Although the resolution condemning the President is vague and general in its terms, yet we all know that it was founded upon his removal of the public deposits from the Bank of the United States. The Senator from Kentucky has contended that this act was a violation of law. And why? Because, says he, it is well known that the public money was secure in that institution; and by its charter the public deposits could not be removed from it, unless under a just apprehension that they were in danger. Now, sir, I admit that if the President had no right to remove these deposits, except for the sole reason that their safety was in danger, the Senator has established his position. But what is the fact? Was the Government thus restricted by the terms of the bank charter? I answer, no. Such a limitation is nowhere to be found in it. Let me read the sixteenth section, which is the only one relating to the subject. It enacts, “that the deposits of the money of the United States, in places in which the said bank and branches thereof may be established, shall be made in said bank or branches thereof, unless the Secretary of the Treasury shall at any other time otherwise order and direct; in which case the Secretary of the Treasury shall immediately lay before Congress, if in session, and, if not, immediately after the commencement of the next session, the reasons of such order or direction.”
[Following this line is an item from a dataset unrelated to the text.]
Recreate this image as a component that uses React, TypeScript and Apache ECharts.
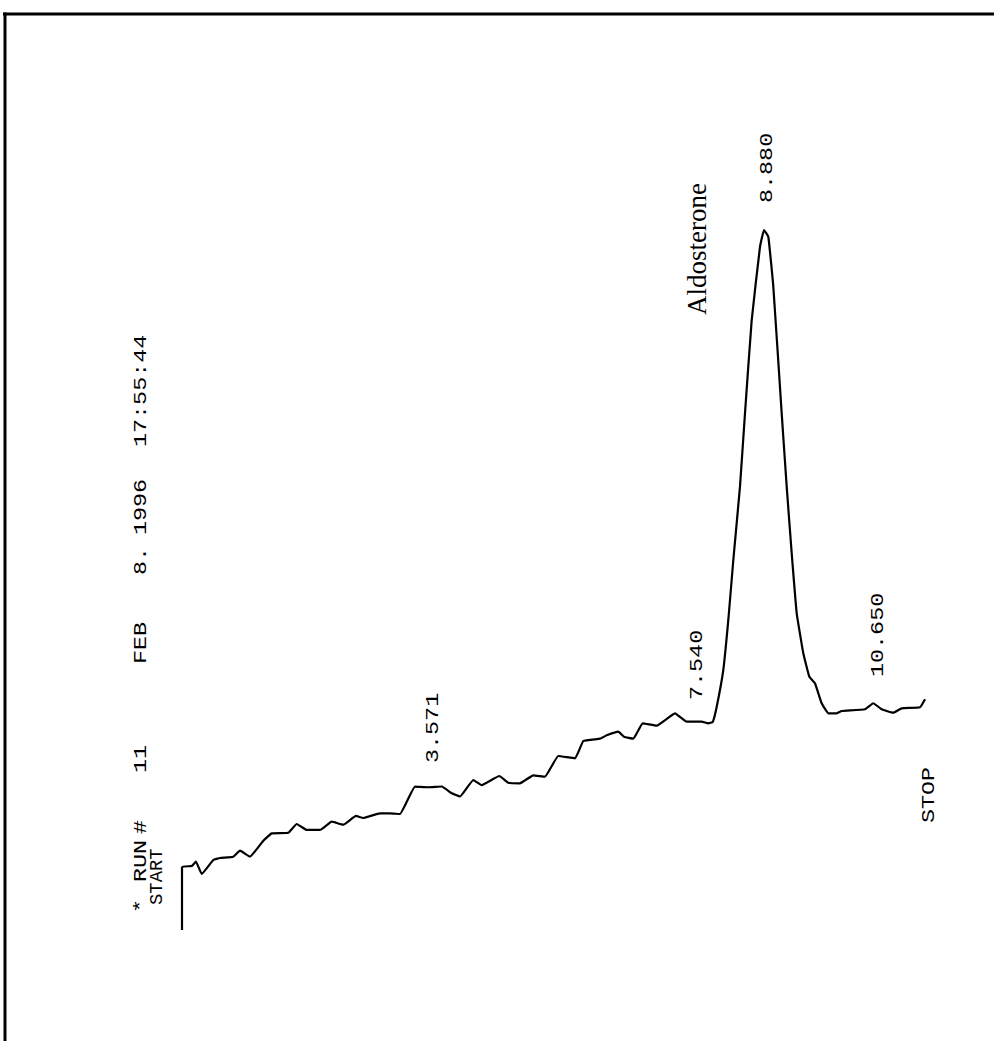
import React, { useEffect, useRef } from "react";
import * as echarts from "echarts";

// Retention time (min) and detector signal (arbitrary units)
const times = [
  0, 0, 0.147, 0.212, 0.299, 0.475, 0.577, 0.778, 0.88, 1.032, 1.234, 1.361, 1.613, 1.741,
  1.892, 2.094, 2.272, 2.448, 2.64, 2.751, 3.005, 3.156, 3.308, 3.536, 3.737, 3.941, 4.093,
  4.219, 4.42, 4.548, 4.815, 4.951, 5.129, 5.331, 5.508, 5.71, 5.964, 6.09, 6.343, 6.445,
  6.621, 6.707, 6.848, 6.991, 7.203, 7.481, 7.659, 7.886, 7.986, 8.053, 8.114, 8.214, 8.29,
  8.366, 8.467, 8.543, 8.645, 8.771, 8.832, 8.897, 8.973, 9.1, 9.176, 9.252, 9.328, 9.428,
  9.519, 9.605, 9.707, 9.807, 9.935, 10.011, 10.364, 10.49, 10.617, 10.794, 10.921, 11.199,
  11.275,
];
const signal = [
  0, 9.0, 9.14, 9.76, 8.0, 10.0, 10.29, 10.47, 11.33, 10.47, 12.76, 13.81, 13.9, 15.14,
  14.29, 14.29, 15.47, 15.04, 16.29, 16.0, 16.67, 16.67, 16.57, 20.47, 20.39, 20.5, 19.53,
  19.07, 21.43, 20.71, 22.0, 21.04, 20.96, 22.1, 21.9, 24.86, 24.53, 27.0, 27.33, 27.81,
  28.33, 27.61, 27.33, 29.53, 29.19, 30.96, 29.76, 29.76, 29.53, 29.71, 31.9, 37.14, 44.29,
  52.86, 63.33, 73.81, 87.14, 97.61, 100, 99.04, 91.9, 73.81, 63.33, 53.81, 45.24, 39.53,
  36.19, 35.24, 32.39, 30.96, 30.96, 31.29, 31.53, 32.39, 31.53, 31.04, 31.67, 31.81, 32.96,
];

const headerWords = ["*", "RUN", "#", "11", "FEB", "8.", "1996", "17:55:44"];
const peakLabels = ["3.571", "7.540", "8.880", "10.650"];
const compoundName = "Aldosterone";
const startLabel = "START";
const stopLabel = "STOP";

const MONO = '"Liberation Mono", "DejaVu Sans Mono", monospace';

function vText(text: string, x: number, y: number, font: string, scaleX = 1.3) {
  return {
    type: "text",
    x,
    y,
    rotation: Math.PI / 2,
    scaleX,
    style: {
      text,
      font,
      fill: "#000",
      textAlign: "left",
      textVerticalAlign: "middle",
      align: "left",
      verticalAlign: "middle",
    },
  };
}

export default function App() {
  const ref = useRef<HTMLDivElement>(null);
  useEffect(() => {
    if (!ref.current) return;
    const chart = echarts.init(ref.current, undefined, { renderer: "svg" });
    const data = times.map((t, i) => [t, signal[i]]);
    const headerBottoms = [913, 882, 834, 773, 664, 575, 535, 447];
    const peakPos = [
      [433, 763],
      [697, 700],
      [767, 203],
      [878, 677],
    ];
    const monoFont = `18px ${MONO}`;
    const graphic: any[] = [
      { type: "line", shape: { x1: 3, y1: 14, x2: 994, y2: 14 }, style: { stroke: "#000", lineWidth: 3 } },
      { type: "line", shape: { x1: 5, y1: 12.5, x2: 5, y2: 1041 }, style: { stroke: "#000", lineWidth: 3 } },
    ];
    headerWords.forEach((w, i) => graphic.push(vText(w, 141, headerBottoms[i], monoFont)));
    graphic.push(vText(startLabel, 158, 905, monoFont, 1.05));
    peakLabels.forEach((w, i) => graphic.push(vText(w, peakPos[i][0], peakPos[i][1], monoFont)));
    graphic.push(vText(stopLabel, 929, 823, monoFont));
    graphic.push(vText(compoundName, 697, 315, '27px "Liberation Serif", "Times New Roman", serif', 1));

    chart.setOption({
      animation: false,
      backgroundColor: "#fff",
      grid: { left: 182, top: 230, width: 12 * 65.9, height: 700 },
      xAxis: { type: "value", min: 0, max: 12, show: false },
      yAxis: { type: "value", min: 0, max: 100, show: false },
      series: [
        {
          type: "line",
          data,
          showSymbol: false,
          clip: false,
          smooth: 0.1,
          lineStyle: { color: "#000", width: 2.2 },
        },
      ],
      graphic,
    });
    return () => chart.dispose();
  }, []);
  return (
    <div
      ref={ref}
      style={{ position: "fixed", left: 0, top: 0, width: 994, height: 1041, background: "#fff" }}
    />
  );
}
Is not the authority thus conferred upon the Secretary of the Treasury as broad and as ample as the English language will admit? Where is the limitation, where the restriction? One might have supposed from the argument of the Senator from Kentucky, that the charter restricted the Secretary of the Treasury from removing the deposits, unless he believed them to be insecure in the Bank of the United States; but the language of the law itself completely refutes his argument. They were to remain in the Bank of the United States, “unless the Secretary of the Treasury shall at any time otherwise order and direct.”